Microsoft Buys Xamarin to Boost Cross-Platform Development
Feb 25, 2016 2:24 PM PT
Microsoft on Wednesday announced that it has reached an agreement to acquire Xamarin, a platform provider for mobile app development.
Xamarin's platform will be used in conjunction with Microsoft's Visual Studio, enabling developers to build apps using C# to deliver fully native mobile app experiences across platforms, including Android and iOS, said Scott Guthrie, executive vice president for the cloud and enterprise group at Microsoft.
Its technology could further allow developers to take advantage of the productivity of .Net in building apps that utilize C# to write a full set of native APIs, he added.
Xamarin, which was launched in 2011 and employs more than 350 people, has more than 15,000 customers in 120 countries. Its relationship with Microsoft already has allowed for Xamarin integration into Visual Studios, Microsoft Azure, Office 365 and the Enterprise Mobility Suite.
Microsoft will provide more information on how Xamarin's platform will be utilized at the Microsoft Build conference in the coming weeks, Guthrie said. The closing of the acquisition is subject to regulatory approval.
More for Windows
Microsoft was quick to tout how the acquisition would allow greater cross-platform app development, but the heart of it likely is supporting Microsoft's own platforms.
"This acquisition is all about getting more apps on Windows Mobile," said Roger Entner, principal analyst at Recon Analytics.
"Xamarin has worked with Microsoft already for quite a while, and they helped Microsoft and other companies to port their applications to other OSes," he told the E-Commerce Times.
"In order to make it easier for developers to develop once and deploy in multiple environments, Xamarin has been a good solution," Entner added.
Leveling the Playing Field
Microsoft has struggled in the mobile space, and the Windows Phone platform trails those of Apple and Google in terms of OS market share. The acquisition could give Microsoft an advantage in what it does best -- namely software.

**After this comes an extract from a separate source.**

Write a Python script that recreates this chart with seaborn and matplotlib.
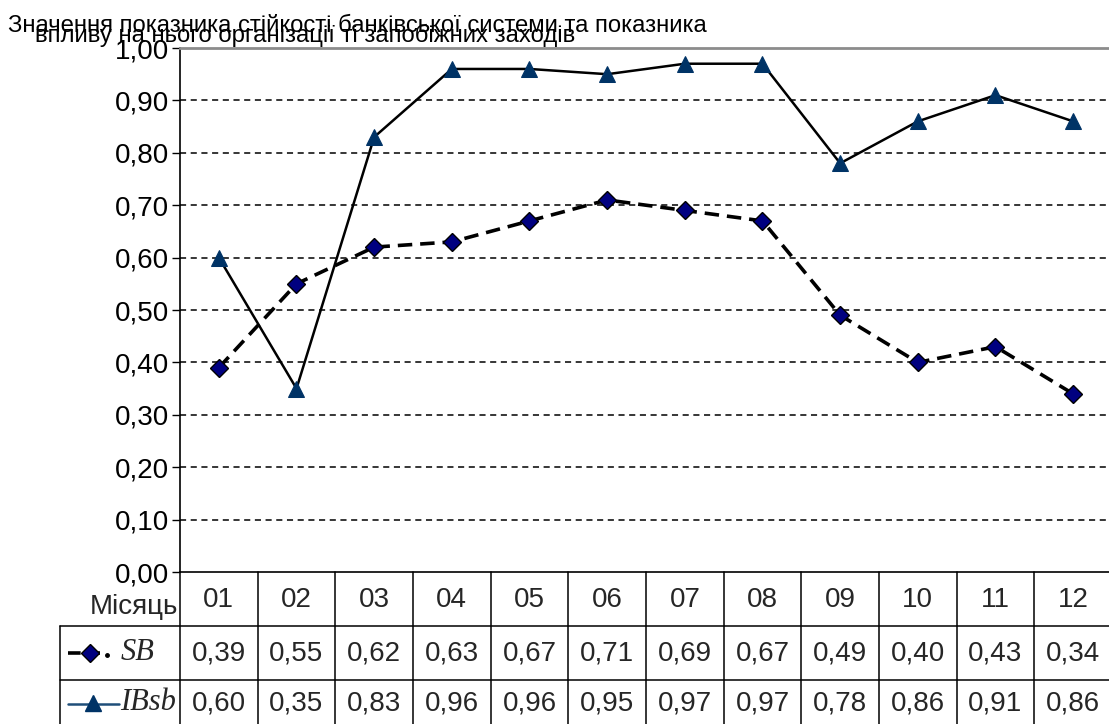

"Now that Windows faces competition from Apple and Google in the mobile arena, Microsoft is rapidly evolving into a platform-agnostic software developer," said Josh Crandall, principal analyst at NetPop Research.
"The Office suite is a still a mainstay for enterprise productivity," he told the E-Commerce Times.
"As business becomes more mobile, it's critical for employees to be able to access and collaborate whenever and wherever they are, and Windows-based laptops are only one access point," Crandall added.
"Today, employees are expecting the ability to access their apps through their smartphones, iPads and Android tablets," he noted. "By purchasing Xamarin, Microsoft is able to accelerate cross-platform development of the Office suite."
Supporting the PC
The acquisition also reaffirms that Microsoft remains the dominant desktop player, suggested Paul Teich, principal analyst at Tirias Research.
"In the short term, this is less about Microsoft's mobile vision and more about Windows 10 app momentum," he told the E-Commerce Times.
"Microsoft Visual Studio is PC-centric; it's difficult to port Windows 10 apps to mobile targets, and more difficult to port native mobile apps from other platforms to Windows 10," Teich said.
Xamarin's tool set could enable development of Windows 10 apps using Microsoft's C# language, which in turn could be more easily ported to mobile platforms. That could help Microsoft accelerate native Windows 10 app development and keep some develop-for-PCs-first momentum in a mobile-first world, he noted.
"As a result of this acquisition, we might expect Microsoft to port more of its own apps to other mobile platforms," Teich added.
Xamarin's primary benefit could be that it does allow for easier cross-platform development, enabling Microsoft to maintain its PC-first momentum but also support rival mobile platforms.
"Boosting cross-platform development knowledge has another benefit too. If Microsoft can simplify the process of porting an application that was created for iOS or Android to Windows, developers will enable more applications to run on Windows," suggested NetPop Research's Crandall.
"By adding a simplified porting process to the growing number of Windows 10 devices -- remember that they are driving to 1 billion Windows 10 devices by 2017 -- Microsoft is striving to make the decision to port an app to Windows a no-brainer," he said.
One example is Office 365, which already runs on Android phones.
"That is a flagship Microsoft product, and their Android port took a lot of time and effort," said Teich.
"This acquisition might also attract mobile developers on other platforms to Microsoft's C# language and rich Visual Studio dev tools, which will then let them port their apps to Windows 10 opportunistically, also contributing to accelerating Windows 10 app momentum," he added.
"It makes a lot of sense in a Windows 10 app development context -- we're not in a PC-first world anymore," Teich said. "Plus it's a good bridge to future Microsoft mobile plans."